芸人、絵本作家ほか、ジャンルの垣根を飛び越えて活躍する西野亮廣。2016年に発表し50万部を超えるベストセラーとなっている絵本『えんとつ町のプペル』だが、実は映画化を前提として設計された一大プロジェクトだった。構想から約8年、今年12月の映画公開を目前に、制作の舞台裏と作品に込めた“想い”を語りつくします。第8回目は、『えんとつ町のプペル』という圧倒的にオリジナルな作品を生み出すために設計した「制作基盤」、そしてそこを貫く「思想」を明らかにします。
「作る」とは何か? つまるところそれは、「作者が思い描いた世界を具現化し、お客さんの手元に届けるまでの作業」であり、あるときから僕は、具現化以降の「届ける作業」を他者に委ねてしまった作品を「未完成品」と呼び、「届ける作業」を他者に委ねる行為を「育児放棄」と呼ぶことにしました。
自分が生み出し名前をつけた作品は、ボロを着てでも、泥水をすすってでも、日本中から殴られてでも、お客さんの手に届ける……それこそが親の務めだと信じて、今日もせっせと届けています。
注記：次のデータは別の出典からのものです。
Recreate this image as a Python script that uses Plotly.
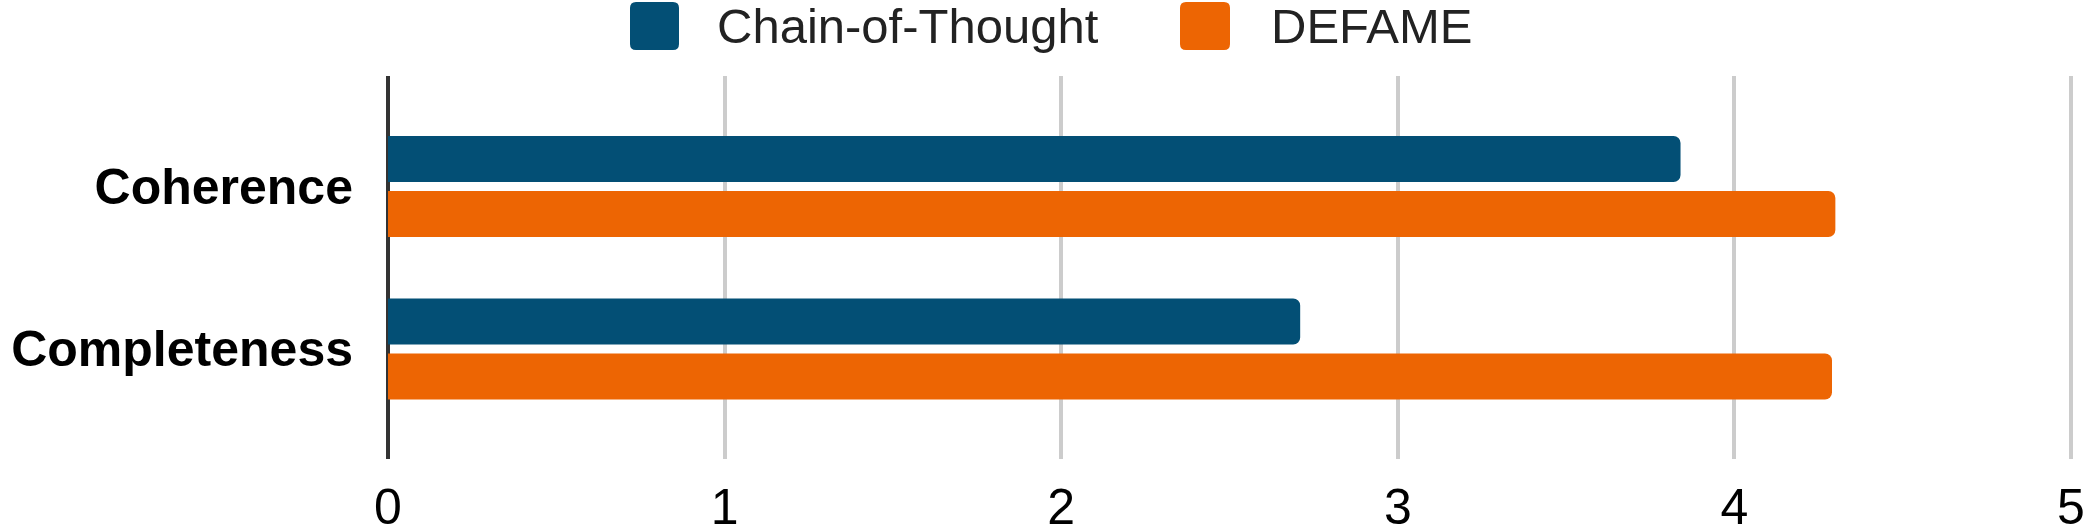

『キンコン西野のサイン本屋さん』というオンラインショップを立ち上げ、そこでサイン本の受注を取り、毎朝、絵本にサインを入れて、梱包し、配送。
小細工などありません。胸を張って言えるのは、僕が世界で一番サイン本を作っているということ。親が子に御飯を作ることを「努力」と呼ばないように、こんなものは努力でも何でもありません。だって、せっかく生まれた作品です。届けたいじゃないですか。
作品の完成を「お客さんの手に届くまで」とすると、販売に口を挟むことになるので、一部の方々から「商売人」と揶揄されることもあります。なんとでも言ってくれ。そんなことより、僕は、生まれてきた我が子を全力で守りたいです。作品制作の最後の工程を「お客さんの手元に届ける」と決めた後、今度は、「作品をどの段階から作るか?」という問いと向き合いました。
たとえば、キャンバスに絵の具で絵を描く以上、それが立体作品になることはありません。その作品が音を奏でることもありません。同じルールで作られたものは、概ね同じ形になります。
少し踏み込んだ例を挙げると、テレビ番組はスポンサーさんから受け取った広告費を「番組制作費」として、そのお金で作られています。したがって、番組のスケールが、その番組に割り当てられた予算を上回ることはありません。番組の企画会議で、どれだけ面白いアイデアが出ようとも、採用されるのは「広告モデルによって割り当てられた予算が回収できる範囲の企画」に絞られます。スポンサーさんからの広告費から作られる以上、「全編フルCGの番組」など作れないわけです。
同じルールで作られたものは、概ね同じ形になります。したがって「まだ誰もやったことがない面白いモノ」を作るには、ビジネスモデルから再構築する必要があります。人はそれを「ビジネス」と呼びますが、僕は「作品作り」と呼んでいます。発想の具現化に制限をかけていない作品は、発想の具現化に制限をかけなくてもいい「制作基盤」から作らないと生まれません。その基盤を作る作業を「作品作り」と呼ばずに、何と呼びましょうか。